Among the many different emotions human beings experience throughout our lives, fear just might be the most unique and intriguing. In our hunter and gatherer days, a healthy sense of fear was likely extremely beneficial in keeping us out of harm’s way. However, although we now rely on supermarkets rather than woolly mammoths for our sustenance, that sense of fear can still dominate our lives.
A place this notion is exemplified is in investing. The markets don’t naturally lend themselves to the squeamish and faint of heart, displaying stretches of volatility that can make even the most well-seasoned investors want to grab a parachute and jump out of the metaphorical plane.
To the average investor, one that might lack the thorough perspective and financial history of that well-seasoned investor, abiding by the buy-and-hold strategy that is preached from many a mountaintop – particularly in the face of choppy financial seas – can feel like an overwhelming endeavor.

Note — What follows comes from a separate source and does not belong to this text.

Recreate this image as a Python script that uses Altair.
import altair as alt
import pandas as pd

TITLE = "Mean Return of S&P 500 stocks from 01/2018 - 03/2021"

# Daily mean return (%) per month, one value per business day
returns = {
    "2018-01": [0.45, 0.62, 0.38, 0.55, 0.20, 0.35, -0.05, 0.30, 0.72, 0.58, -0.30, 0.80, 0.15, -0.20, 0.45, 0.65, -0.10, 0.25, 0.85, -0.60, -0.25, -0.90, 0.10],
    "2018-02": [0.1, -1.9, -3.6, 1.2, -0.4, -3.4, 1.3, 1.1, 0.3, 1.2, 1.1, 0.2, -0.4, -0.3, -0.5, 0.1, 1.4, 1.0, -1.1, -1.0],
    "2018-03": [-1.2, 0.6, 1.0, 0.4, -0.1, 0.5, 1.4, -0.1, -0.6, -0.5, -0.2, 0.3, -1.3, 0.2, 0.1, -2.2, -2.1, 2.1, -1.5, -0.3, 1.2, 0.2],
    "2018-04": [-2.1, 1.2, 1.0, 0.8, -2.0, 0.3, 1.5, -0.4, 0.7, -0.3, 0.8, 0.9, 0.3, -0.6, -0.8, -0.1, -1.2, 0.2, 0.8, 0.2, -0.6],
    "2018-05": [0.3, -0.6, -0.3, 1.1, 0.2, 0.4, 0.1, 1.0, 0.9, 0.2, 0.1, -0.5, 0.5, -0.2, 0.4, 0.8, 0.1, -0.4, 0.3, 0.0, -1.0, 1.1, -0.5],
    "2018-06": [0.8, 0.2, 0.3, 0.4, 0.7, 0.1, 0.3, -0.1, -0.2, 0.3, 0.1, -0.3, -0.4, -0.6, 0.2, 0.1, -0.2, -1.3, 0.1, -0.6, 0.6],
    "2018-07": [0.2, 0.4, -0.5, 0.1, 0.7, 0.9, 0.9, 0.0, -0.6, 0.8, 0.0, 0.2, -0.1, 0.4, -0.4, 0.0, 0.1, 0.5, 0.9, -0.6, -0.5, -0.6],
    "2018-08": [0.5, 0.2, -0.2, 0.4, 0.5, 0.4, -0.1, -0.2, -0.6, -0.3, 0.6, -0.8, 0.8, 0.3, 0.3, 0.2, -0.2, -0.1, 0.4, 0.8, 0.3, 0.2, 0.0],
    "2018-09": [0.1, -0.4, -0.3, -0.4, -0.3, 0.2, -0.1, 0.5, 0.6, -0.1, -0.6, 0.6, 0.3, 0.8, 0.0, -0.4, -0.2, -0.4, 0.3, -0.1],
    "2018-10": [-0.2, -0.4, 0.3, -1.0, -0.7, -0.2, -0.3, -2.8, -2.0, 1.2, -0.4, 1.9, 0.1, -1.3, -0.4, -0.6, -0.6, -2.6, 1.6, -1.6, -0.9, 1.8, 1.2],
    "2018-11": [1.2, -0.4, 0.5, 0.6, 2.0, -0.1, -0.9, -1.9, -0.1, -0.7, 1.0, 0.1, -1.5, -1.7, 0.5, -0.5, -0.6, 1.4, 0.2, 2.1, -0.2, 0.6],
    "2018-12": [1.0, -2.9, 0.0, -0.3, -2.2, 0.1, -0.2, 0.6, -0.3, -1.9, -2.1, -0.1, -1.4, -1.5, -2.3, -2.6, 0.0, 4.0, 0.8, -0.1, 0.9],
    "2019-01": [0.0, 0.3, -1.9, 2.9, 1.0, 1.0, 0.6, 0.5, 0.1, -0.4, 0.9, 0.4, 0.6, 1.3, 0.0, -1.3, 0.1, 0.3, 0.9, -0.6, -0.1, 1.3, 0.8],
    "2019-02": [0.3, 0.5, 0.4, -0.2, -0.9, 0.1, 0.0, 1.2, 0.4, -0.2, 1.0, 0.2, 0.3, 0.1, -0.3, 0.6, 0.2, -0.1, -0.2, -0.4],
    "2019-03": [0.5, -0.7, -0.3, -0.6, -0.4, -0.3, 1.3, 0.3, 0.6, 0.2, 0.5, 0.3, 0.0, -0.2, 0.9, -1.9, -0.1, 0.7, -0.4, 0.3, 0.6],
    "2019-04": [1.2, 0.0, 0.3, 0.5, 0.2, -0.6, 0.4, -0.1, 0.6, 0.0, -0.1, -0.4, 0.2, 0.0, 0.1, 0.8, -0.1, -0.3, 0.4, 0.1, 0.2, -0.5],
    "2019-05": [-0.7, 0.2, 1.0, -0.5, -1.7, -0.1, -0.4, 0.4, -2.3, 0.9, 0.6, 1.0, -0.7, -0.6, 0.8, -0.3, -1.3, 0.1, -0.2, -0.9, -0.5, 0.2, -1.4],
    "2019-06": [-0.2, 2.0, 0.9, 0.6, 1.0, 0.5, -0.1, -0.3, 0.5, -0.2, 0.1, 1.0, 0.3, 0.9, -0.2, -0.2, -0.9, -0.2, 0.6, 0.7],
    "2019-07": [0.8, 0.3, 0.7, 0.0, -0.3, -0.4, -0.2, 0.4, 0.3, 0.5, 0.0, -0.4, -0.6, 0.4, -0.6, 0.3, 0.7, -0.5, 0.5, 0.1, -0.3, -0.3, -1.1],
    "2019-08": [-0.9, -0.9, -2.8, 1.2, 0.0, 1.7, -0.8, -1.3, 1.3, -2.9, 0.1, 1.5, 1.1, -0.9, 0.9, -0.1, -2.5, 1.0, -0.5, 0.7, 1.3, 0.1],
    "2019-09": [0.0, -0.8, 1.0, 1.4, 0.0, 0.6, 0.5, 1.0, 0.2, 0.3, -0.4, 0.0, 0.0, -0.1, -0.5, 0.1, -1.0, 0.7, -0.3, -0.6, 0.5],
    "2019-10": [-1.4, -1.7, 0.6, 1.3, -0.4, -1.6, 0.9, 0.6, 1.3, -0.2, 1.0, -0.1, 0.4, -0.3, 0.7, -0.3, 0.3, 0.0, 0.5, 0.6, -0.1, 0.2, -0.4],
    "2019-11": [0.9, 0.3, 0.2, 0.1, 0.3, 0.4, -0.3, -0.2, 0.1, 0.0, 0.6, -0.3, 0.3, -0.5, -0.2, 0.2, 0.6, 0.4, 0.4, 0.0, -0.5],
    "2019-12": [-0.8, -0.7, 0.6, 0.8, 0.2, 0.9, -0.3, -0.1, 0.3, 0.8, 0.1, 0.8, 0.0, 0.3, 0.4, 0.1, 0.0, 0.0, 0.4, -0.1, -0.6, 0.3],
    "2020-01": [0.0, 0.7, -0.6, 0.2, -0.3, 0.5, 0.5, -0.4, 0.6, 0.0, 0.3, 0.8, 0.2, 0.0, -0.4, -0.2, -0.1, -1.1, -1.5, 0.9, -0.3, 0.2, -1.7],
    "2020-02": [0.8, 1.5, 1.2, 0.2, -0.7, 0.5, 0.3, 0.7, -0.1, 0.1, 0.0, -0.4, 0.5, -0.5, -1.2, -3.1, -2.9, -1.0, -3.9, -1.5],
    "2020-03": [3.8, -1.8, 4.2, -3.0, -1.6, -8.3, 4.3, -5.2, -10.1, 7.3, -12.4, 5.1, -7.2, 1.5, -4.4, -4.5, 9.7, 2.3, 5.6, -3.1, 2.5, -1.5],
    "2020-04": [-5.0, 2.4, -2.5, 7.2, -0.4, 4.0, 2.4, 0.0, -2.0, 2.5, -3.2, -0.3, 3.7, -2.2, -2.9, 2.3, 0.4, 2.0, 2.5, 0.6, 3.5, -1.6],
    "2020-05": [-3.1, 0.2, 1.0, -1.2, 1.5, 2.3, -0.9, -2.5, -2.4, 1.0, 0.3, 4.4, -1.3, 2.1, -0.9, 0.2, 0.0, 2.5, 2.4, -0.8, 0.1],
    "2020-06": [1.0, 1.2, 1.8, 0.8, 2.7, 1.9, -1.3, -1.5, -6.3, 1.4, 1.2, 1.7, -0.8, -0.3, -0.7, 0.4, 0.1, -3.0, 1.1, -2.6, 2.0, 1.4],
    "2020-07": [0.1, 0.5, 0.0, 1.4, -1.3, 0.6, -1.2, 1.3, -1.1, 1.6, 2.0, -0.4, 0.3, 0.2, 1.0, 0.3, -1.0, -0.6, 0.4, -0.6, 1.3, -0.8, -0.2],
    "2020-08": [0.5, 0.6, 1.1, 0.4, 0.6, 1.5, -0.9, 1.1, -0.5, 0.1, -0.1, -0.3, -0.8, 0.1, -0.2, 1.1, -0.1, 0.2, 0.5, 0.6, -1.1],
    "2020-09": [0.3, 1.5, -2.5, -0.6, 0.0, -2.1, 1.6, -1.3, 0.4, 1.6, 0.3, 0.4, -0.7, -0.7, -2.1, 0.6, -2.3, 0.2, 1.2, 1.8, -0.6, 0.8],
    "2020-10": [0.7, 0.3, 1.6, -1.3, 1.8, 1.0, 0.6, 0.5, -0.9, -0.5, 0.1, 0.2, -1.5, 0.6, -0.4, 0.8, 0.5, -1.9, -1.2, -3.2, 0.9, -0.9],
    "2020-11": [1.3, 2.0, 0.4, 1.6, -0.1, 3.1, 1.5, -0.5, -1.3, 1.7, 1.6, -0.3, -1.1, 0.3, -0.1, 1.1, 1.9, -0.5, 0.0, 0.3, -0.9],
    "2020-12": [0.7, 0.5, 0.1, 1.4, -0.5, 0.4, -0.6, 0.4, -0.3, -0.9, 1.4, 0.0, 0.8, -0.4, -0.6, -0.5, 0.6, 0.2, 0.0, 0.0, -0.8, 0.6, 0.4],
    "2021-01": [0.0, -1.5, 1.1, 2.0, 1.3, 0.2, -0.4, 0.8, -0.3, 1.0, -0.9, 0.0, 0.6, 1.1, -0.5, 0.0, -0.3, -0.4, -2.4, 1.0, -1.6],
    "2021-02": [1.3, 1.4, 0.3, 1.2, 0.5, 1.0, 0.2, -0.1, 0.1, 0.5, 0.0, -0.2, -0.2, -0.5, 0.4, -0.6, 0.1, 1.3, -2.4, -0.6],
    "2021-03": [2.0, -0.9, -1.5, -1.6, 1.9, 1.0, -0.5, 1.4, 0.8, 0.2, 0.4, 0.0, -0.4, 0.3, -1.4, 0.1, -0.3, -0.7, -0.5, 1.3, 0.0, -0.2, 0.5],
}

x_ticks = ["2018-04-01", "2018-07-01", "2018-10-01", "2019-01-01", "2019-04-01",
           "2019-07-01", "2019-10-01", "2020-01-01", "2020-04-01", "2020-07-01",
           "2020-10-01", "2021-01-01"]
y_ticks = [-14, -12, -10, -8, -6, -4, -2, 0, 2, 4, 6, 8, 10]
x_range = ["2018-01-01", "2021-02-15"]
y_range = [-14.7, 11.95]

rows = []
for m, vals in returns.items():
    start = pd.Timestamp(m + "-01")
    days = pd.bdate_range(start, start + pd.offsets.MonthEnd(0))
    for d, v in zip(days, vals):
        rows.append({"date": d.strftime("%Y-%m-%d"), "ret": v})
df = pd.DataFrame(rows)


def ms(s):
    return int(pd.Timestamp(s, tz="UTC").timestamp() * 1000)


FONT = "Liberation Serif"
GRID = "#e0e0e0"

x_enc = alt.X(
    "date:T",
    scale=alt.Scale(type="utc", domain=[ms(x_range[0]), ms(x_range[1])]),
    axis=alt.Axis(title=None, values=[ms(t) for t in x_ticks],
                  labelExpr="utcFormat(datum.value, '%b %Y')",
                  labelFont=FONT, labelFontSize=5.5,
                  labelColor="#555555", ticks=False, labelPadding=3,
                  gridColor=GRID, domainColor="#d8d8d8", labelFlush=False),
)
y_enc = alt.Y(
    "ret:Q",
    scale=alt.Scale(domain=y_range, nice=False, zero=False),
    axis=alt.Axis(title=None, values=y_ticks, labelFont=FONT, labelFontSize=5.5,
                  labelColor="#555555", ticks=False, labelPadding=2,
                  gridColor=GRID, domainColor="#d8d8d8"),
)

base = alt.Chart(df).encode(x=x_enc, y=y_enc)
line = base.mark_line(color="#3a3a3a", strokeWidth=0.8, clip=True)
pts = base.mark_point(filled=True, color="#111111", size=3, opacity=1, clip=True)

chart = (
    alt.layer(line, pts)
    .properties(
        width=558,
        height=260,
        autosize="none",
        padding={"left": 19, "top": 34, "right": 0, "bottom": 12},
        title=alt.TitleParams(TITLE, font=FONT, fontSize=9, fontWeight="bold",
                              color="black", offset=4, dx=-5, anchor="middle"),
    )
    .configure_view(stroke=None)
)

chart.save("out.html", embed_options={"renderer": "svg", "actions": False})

However, as queasy and anxiety ridden as the markets can sometimes make you feel, maintaining an appropriate psychological and emotional approach will always be to your benefit, especially in the face of overwhelming fear.
Keep an Open Mind
In this dynamic and demanding world, society can feel like it’s capable of stepping over a cliff at any given moment. Although we certainly live in trying times, life has always been challenging, no matter the time or place. In the modern era, the specific brand of fear created by the investment markets is, to a large extent, created by a lack of control and an unknown future.
The great unknown has always been a constant, however, including in even darker hours over the past century, so remembering that both societies and financial markets have been able to withstand many catastrophes in the past to only rebound should help put your investing fears in a proper perspective.
Dampen Your Fears With a Group Think Approach
In any regard, including investing, fear can be blinding and prevent you from making sound decisions. That notion is precisely why emotions can still dominate the markets, even with our sophisticated analytical and technological advancements in investing.
For that reason, when fear rears its ugly head and just the thought of your investments triggers insomnia, it might be best to help reduce the risk from making rash decisions by seeking the counsel of people you trust – including your spouse, or others that might have a different perspective on current market trends. Such guidance might include strategic solutions to your fear like better diversifying your assets, revisiting your allocation, or dollar cost averaging into the market rather than diving in head first.
Ultimately, if after seeking the guidance of those trusted individuals, selling some shares and heading for the hills still seems like a wise decision, then so be it. However, relying on others to see through the blinders placed by fear can help navigate you through even the most volatile of waters reducing the impact of your financial well-being.